On Sat, Jun 4, 2016 at 3:17 PM, Ben Laurie <[email protected]> wrote:
>
>
> On 4 June 2016 at 20:01, Peter Bowen <[email protected]> wrote:
>>
>> Section 5.1 has a requirement that a log MUST only accept certificates
>> (or precertificates) that include a full valid chain to a trusted root
>> in the submission.  This appears to exclude any option for a log to
>> have a priori knowledge of intermediate CAs and accept submissions
>> with incomplete chains.  It also means that the log cannot decide to
>> accept certificates that are incorrectly constructed by the CA.
>>
>> I would suggest the following alternative for the first paragraph of 5.1:
>>
>> Logs SHOULD verify that each submitted certificate or precertificate
>> has a valid signature chain to an accepted trust anchor, using the
>> chain of intermediate CA certificates provided by the submitter. Logs
>> MUST accept certificates and precertificates that are fully valid
>> according to <xref target="RFC5280">RFC 5280</xref> verification rules
>> and are submitted with such a chain. Logs MAY accept certificates and
>> precertificates that have expired, are not yet valid, have been
>> revoked, or are otherwise not fully valid according to RFC 5280
>> verification rules in order to accommodate quirks of CA
>> certificate-issuing software. However, logs MUST reject submissions
>> without a known valid signature chain to an accepted trust anchor.
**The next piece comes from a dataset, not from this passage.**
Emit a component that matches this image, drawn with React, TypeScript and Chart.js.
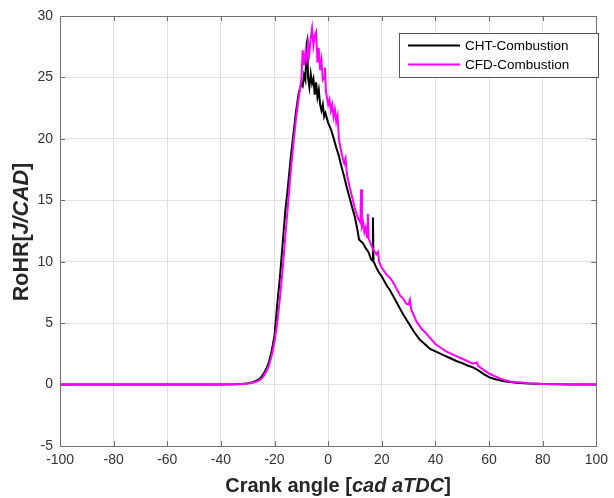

>> Logs SHOULD also reject precertificates that do not conform to the
>> requirements in <xref target="Precertificates"/>.  Logs MAY accept
>> objects other than certificates and precertificates that have a known
>> valid signature chain to an accepted trust anchor.
>
>
> I think this is all getting too complicated and in the wrong direction.
>
> The intent of this section was that logs should have some mechanism to
> control spam. We (the authors) had decided that the mechanism was going to
> be "issued by a trusted CA" for some value of "trusted", which is fine, but
> should not have been enshrined.
>
> The intent is that logs should contain information that may or may not be of
> interest to you. They are not arbiters of truth or correctness (other than
> their own honesty). Spam makes logs difficult to use, so they need a spam
> control mechanism. But we should not mandate what that mechanism is.
>
> Yes, I am saying my own I-D is wrong. :-)
>
> I think the fix is to say that logs should take measures to limit their
> size, e.g. "chains up to a trusted CA", but not mandate what that mechanism
> is.
>
> Browsers, monitors, etc, can make up their own minds what a reasonable size
> for a log is. Presumably something not wildly different from the size of the
> set of certs they are interested in.

Ah, good.  My preference is that the I-D/RFC only discuss the
technical details and leave policy to the log operator.  Given that
the doc is in last call, I was trying to take a compromise approach by
leaving in most of the existing text.

What about just removing the whole first paragraph?